Exercise prompt ▸
Extract the lines from the start through the line that holds "gray_4 = [2, 1, 2, 3, 2, 1, 2, 3, 2]", both included, omitting all images.

--- begin ---

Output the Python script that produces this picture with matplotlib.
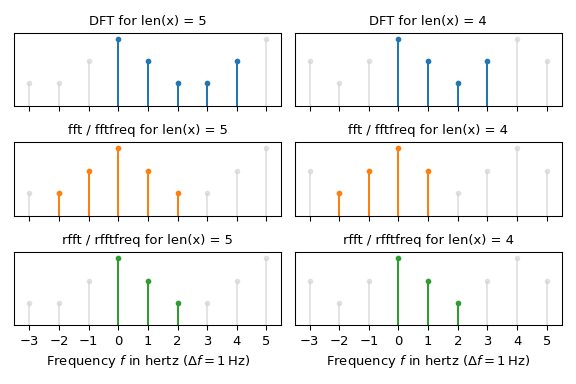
import matplotlib
matplotlib.use("Agg")
import matplotlib.pyplot as plt
import numpy as np

freqs = [-3, -2, -1, 0, 1, 2, 3, 4, 5]
gray_5 = [1, 1, 2, 3, 2, 1, 1, 2, 3]
gray_4 = [2, 1, 2, 3, 2, 1, 2, 3, 2]

dft5_f = [0, 1, 2, 3, 4]
dft5_v = [3, 2, 1, 1, 2]
dft4_f = [0, 1, 2, 3]
dft4_v = [3, 2, 1, 2]
fft5_f = [-2, -1, 0, 1, 2]
fft5_v = [1, 2, 3, 2, 1]
fft4_f = [-2, -1, 0, 1]
fft4_v = [1, 2, 3, 2]
rfft5_f = [0, 1, 2]
rfft5_v = [3, 2, 1]
rfft4_f = [0, 1, 2]
rfft4_v = [3, 2, 1]

titles = [["DFT for len(x) = 5", "DFT for len(x) = 4"],
          ["fft / fftfreq for len(x) = 5", "fft / fftfreq for len(x) = 4"],
          ["rfft / rfftfreq for len(x) = 5", "rfft / rfftfreq for len(x) = 4"]]
colored = [[(dft5_f, dft5_v), (dft4_f, dft4_v)],
           [(fft5_f, fft5_v), (fft4_f, fft4_v)],
           [(rfft5_f, rfft5_v), (rfft4_f, rfft4_v)]]
grays = [gray_5, gray_4]
colors = ["C0", "C1", "C2"]

fig, axx = plt.subplots(3, 2, sharex='all', figsize=(6, 4), dpi=96)
fig.subplots_adjust(left=0.025, right=0.975, top=0.915, bottom=0.153, wspace=0.05, hspace=0.5)

def stem(ax, x, y, color, alpha=1.0, lw=1.5):
    ax.vlines(x, 0, y, color=color, lw=lw, alpha=alpha)
    ax.plot(x, y, 'o', color=color, ms=3.2, alpha=alpha)

for r in range(3):
    for c in range(2):
        ax = axx[r, c]
        stem(ax, freqs, grays[c], 'lightgray', alpha=0.6, lw=1.5)
        fx, fv = colored[r][c]
        stem(ax, fx, fv, colors[r])
        ax.set_title(titles[r][c], fontsize=9.8)
        ax.set_yticks([])
        ax.set_ylim(0, 3.27)
        ax.set_xlim(-3.5, 5.5)
        ax.set_xticks(freqs)
        ax.tick_params(labelsize=9.8)
for c in range(2):
    axx[2, c].set_xlabel(r"Frequency $f$ in hertz ($\Delta f = 1\,$Hz)", fontsize=9.8)

fig.savefig("out.png", dpi=96)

--- end ---

Exercise answer ▸
Output the Python script that produces this picture with matplotlib.
import matplotlib
matplotlib.use("Agg")
import matplotlib.pyplot as plt
import numpy as np

freqs = [-3, -2, -1, 0, 1, 2, 3, 4, 5]
gray_5 = [1, 1, 2, 3, 2, 1, 1, 2, 3]
gray_4 = [2, 1, 2, 3, 2, 1, 2, 3, 2]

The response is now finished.